** Start LISTED RECORDS **

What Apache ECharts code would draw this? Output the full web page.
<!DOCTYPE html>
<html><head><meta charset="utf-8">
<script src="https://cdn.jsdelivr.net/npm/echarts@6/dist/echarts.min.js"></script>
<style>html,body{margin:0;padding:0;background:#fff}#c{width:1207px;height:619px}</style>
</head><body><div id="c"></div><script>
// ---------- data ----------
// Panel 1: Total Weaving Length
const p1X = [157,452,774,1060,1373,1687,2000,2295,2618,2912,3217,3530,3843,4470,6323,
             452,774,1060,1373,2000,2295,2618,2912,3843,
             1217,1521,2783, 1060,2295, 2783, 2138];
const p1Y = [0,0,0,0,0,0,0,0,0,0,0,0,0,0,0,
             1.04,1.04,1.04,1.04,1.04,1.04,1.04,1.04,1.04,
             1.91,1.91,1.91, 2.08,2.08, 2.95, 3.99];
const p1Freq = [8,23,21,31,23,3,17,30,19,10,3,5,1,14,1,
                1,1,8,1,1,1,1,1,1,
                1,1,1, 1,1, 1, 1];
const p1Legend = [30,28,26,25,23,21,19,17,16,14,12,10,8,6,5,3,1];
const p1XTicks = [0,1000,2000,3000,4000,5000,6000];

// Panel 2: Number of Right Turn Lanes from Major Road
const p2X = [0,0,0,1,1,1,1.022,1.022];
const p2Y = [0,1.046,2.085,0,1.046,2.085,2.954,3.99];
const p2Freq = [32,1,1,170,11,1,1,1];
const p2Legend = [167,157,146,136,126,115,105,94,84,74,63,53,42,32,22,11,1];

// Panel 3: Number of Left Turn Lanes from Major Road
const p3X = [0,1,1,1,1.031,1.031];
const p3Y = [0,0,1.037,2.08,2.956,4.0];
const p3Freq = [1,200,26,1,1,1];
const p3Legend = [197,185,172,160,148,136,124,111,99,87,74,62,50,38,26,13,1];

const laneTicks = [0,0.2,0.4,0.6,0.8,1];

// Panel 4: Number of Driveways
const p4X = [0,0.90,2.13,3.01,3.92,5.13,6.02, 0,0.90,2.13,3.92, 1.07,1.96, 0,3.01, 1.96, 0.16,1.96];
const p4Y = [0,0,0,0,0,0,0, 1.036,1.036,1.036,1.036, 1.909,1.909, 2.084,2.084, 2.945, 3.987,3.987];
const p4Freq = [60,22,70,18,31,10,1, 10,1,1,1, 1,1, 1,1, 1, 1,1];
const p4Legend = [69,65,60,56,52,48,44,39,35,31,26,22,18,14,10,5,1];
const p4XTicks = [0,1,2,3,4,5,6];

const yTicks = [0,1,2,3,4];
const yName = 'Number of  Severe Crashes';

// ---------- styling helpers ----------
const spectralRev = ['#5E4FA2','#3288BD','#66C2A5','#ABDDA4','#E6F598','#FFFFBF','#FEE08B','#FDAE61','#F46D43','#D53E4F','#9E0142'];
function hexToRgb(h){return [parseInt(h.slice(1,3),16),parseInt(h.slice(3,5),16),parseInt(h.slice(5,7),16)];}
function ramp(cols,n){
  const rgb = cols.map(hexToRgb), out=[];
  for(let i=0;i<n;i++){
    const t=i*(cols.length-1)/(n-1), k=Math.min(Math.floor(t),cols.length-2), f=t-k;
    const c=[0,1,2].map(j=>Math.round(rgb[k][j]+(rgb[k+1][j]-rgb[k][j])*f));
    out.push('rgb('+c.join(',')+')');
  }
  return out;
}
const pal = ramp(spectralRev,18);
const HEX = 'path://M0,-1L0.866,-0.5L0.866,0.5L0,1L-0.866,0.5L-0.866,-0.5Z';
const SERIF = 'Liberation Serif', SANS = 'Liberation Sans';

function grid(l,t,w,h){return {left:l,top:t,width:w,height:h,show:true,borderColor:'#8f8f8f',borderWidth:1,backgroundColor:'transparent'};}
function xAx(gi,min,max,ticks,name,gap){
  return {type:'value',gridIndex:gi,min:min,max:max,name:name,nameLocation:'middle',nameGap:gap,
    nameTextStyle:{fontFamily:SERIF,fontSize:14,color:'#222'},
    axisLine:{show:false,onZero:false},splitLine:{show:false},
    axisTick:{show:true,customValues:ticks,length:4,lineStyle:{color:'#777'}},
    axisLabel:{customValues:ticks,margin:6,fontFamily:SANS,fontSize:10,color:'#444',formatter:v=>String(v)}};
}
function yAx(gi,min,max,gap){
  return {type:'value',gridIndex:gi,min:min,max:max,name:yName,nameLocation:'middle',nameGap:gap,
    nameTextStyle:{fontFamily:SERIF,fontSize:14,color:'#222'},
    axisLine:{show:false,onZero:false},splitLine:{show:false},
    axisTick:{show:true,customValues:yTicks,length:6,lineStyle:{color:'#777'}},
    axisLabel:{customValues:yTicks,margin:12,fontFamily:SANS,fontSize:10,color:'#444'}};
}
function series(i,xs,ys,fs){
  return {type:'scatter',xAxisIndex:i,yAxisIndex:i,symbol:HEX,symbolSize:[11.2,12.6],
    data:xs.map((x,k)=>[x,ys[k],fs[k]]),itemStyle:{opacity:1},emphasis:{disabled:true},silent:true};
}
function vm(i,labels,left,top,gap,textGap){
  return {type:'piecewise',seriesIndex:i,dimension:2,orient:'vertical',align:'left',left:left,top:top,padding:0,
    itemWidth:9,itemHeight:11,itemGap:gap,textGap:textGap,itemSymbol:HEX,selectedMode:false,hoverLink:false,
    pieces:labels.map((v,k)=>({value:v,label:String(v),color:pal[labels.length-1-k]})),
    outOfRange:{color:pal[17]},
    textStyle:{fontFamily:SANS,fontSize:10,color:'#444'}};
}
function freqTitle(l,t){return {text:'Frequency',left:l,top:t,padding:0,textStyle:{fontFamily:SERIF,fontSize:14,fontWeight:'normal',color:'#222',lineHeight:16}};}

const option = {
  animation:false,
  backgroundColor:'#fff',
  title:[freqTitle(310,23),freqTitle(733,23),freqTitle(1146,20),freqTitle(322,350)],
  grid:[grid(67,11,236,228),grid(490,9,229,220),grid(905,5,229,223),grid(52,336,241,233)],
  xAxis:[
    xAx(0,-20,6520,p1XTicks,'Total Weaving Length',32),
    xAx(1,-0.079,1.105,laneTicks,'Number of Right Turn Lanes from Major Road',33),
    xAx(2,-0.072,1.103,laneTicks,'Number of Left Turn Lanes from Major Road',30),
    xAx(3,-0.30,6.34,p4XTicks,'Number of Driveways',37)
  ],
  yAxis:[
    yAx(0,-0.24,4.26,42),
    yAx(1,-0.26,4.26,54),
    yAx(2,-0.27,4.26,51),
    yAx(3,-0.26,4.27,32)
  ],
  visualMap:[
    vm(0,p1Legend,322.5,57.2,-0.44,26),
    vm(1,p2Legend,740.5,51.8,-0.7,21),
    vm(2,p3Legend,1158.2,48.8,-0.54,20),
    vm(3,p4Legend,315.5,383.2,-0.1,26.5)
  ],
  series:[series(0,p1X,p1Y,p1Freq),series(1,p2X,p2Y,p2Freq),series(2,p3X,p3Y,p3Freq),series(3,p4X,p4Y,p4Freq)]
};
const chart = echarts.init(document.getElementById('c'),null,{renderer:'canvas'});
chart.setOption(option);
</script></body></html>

** End LISTED RECORDS **
** Start LISTED RECORDS **

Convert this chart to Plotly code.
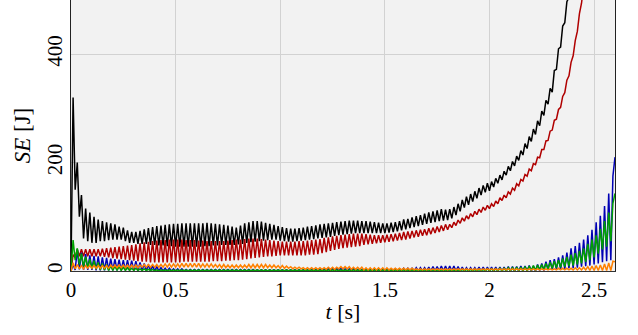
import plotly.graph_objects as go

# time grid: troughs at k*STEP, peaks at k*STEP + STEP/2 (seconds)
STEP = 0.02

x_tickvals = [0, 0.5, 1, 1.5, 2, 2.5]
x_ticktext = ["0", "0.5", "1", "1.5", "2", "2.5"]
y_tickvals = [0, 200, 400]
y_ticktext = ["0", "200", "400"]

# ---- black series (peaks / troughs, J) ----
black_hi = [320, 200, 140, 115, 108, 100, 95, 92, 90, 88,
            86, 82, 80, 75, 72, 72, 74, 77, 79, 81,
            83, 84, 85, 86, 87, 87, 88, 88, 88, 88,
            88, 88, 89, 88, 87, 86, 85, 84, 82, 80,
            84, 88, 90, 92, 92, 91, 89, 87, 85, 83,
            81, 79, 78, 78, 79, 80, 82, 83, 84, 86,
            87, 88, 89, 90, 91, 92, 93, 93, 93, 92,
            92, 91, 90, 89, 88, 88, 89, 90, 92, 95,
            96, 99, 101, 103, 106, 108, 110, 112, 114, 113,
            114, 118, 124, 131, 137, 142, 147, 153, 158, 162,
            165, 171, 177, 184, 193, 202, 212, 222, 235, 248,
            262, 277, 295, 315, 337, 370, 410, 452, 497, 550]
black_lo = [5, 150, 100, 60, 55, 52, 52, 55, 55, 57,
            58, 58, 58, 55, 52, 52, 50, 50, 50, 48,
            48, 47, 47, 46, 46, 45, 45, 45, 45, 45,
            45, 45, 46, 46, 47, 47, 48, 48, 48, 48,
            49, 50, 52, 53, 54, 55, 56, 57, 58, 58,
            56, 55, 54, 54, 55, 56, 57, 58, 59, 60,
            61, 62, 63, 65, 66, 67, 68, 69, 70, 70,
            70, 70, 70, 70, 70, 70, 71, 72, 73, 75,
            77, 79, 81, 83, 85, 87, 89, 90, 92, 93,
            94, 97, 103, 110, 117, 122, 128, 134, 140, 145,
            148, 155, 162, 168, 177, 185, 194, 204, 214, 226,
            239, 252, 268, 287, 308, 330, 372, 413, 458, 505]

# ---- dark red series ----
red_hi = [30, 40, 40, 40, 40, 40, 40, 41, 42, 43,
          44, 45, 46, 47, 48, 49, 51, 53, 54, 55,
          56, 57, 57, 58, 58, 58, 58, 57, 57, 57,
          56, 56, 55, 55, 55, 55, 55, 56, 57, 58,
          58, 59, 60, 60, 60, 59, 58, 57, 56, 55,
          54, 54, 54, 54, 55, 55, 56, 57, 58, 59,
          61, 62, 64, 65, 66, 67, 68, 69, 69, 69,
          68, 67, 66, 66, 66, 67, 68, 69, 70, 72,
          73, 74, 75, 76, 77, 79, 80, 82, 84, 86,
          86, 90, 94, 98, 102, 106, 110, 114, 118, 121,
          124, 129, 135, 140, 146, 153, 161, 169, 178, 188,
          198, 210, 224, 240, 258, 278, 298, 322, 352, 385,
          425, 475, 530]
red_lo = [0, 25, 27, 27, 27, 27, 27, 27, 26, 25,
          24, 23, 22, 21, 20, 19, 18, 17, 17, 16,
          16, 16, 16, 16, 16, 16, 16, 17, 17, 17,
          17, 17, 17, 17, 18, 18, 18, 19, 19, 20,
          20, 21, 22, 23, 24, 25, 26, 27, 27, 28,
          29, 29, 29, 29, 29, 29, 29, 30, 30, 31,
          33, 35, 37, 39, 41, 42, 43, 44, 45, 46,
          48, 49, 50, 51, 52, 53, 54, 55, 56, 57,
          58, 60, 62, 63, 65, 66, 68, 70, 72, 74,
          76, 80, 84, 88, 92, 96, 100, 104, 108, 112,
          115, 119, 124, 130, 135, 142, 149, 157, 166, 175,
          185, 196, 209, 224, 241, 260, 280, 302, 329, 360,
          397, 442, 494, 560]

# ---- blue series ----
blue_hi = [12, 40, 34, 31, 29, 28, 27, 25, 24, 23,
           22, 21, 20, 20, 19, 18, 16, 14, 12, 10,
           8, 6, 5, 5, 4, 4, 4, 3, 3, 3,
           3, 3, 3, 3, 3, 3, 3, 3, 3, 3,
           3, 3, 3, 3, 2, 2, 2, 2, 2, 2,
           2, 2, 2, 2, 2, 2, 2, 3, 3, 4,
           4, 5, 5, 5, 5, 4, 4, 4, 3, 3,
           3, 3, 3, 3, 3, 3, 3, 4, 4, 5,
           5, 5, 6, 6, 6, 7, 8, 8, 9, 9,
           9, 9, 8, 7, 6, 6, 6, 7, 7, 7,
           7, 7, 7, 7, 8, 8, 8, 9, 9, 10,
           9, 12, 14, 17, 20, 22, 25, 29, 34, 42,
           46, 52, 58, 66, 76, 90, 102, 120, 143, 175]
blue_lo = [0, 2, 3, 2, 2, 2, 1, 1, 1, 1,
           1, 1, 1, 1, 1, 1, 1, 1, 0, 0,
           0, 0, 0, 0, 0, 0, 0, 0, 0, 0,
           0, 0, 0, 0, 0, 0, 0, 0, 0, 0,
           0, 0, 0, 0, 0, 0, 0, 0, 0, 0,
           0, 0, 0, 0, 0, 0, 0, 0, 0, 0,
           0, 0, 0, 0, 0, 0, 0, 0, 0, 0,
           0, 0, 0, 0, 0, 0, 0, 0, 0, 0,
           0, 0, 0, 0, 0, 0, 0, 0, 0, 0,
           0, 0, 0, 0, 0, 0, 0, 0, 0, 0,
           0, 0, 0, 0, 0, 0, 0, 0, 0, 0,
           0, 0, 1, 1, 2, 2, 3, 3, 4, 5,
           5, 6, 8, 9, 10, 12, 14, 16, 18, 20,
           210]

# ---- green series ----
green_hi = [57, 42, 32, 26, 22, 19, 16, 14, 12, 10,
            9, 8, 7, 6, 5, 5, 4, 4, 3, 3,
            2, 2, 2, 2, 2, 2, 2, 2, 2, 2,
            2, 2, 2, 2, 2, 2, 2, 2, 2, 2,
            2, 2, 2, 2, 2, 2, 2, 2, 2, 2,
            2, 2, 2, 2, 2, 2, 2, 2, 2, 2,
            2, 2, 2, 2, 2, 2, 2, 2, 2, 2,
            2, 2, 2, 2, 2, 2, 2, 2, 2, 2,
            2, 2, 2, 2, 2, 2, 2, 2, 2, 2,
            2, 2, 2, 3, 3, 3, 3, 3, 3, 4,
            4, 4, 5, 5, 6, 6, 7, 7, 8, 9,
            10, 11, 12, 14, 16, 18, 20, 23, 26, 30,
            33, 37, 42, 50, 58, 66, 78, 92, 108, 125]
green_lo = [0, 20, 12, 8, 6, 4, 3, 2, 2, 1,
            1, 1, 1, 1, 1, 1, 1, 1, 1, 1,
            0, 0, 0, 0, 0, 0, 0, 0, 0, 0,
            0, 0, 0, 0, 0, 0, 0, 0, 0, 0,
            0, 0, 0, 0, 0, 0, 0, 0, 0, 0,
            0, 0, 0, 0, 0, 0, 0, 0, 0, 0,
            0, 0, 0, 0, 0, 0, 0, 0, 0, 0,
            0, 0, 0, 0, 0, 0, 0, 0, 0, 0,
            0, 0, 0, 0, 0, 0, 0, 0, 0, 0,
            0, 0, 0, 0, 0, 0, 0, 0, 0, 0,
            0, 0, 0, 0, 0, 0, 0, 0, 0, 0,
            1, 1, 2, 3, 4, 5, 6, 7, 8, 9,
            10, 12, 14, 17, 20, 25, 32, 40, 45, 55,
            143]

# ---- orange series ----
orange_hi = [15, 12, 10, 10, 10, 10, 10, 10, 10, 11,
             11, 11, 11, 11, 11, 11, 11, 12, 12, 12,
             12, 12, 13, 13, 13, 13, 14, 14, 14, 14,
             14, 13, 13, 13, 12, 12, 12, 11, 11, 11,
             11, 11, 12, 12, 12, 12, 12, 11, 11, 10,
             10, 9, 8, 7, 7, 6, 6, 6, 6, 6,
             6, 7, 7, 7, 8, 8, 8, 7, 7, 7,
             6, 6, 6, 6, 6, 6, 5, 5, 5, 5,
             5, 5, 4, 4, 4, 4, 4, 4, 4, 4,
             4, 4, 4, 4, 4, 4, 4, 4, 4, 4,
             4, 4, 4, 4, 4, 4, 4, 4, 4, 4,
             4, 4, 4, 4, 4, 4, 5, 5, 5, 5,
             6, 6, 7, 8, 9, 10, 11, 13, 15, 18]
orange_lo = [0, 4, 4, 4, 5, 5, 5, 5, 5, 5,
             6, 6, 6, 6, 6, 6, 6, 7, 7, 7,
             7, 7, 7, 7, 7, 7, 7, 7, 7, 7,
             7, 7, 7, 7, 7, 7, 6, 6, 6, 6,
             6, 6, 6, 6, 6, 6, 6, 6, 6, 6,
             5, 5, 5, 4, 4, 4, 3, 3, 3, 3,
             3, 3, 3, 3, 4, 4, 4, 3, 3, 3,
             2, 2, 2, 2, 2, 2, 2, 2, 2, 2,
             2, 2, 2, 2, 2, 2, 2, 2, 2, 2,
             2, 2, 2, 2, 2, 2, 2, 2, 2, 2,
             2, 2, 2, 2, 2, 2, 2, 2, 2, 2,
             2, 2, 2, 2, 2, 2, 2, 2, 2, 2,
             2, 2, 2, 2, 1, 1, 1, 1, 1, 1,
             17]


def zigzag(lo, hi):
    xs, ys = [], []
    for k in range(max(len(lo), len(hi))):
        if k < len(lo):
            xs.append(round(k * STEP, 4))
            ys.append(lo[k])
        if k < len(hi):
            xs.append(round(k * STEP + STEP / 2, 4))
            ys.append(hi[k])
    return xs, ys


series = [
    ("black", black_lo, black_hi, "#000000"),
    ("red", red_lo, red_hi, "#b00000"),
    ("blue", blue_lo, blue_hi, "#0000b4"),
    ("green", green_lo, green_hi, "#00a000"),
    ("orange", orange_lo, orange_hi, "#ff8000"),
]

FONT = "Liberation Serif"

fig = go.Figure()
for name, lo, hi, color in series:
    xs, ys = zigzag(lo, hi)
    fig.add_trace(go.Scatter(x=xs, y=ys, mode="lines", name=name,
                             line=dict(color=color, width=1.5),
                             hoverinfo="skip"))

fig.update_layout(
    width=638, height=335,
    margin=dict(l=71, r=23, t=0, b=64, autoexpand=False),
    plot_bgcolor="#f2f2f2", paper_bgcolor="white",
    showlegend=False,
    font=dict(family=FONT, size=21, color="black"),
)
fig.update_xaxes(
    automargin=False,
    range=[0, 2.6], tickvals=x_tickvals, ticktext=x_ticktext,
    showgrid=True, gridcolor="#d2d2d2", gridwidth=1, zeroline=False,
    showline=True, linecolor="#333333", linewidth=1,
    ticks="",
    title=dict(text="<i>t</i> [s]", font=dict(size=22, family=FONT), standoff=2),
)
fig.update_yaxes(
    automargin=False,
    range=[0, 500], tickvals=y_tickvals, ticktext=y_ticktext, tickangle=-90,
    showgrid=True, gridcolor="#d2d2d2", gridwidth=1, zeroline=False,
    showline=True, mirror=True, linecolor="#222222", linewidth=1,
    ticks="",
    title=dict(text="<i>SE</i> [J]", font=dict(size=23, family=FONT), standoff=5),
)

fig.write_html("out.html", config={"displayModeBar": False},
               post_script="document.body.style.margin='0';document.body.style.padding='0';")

** End LISTED RECORDS **

Using the data above, print only the lines starting at the one with "Convert this chart to Plotly code." and ending at the one with "STEP = 0.02", exactly as they stand, minus the pictures.

Convert this chart to Plotly code.
import plotly.graph_objects as go

# time grid: troughs at k*STEP, peaks at k*STEP + STEP/2 (seconds)
STEP = 0.02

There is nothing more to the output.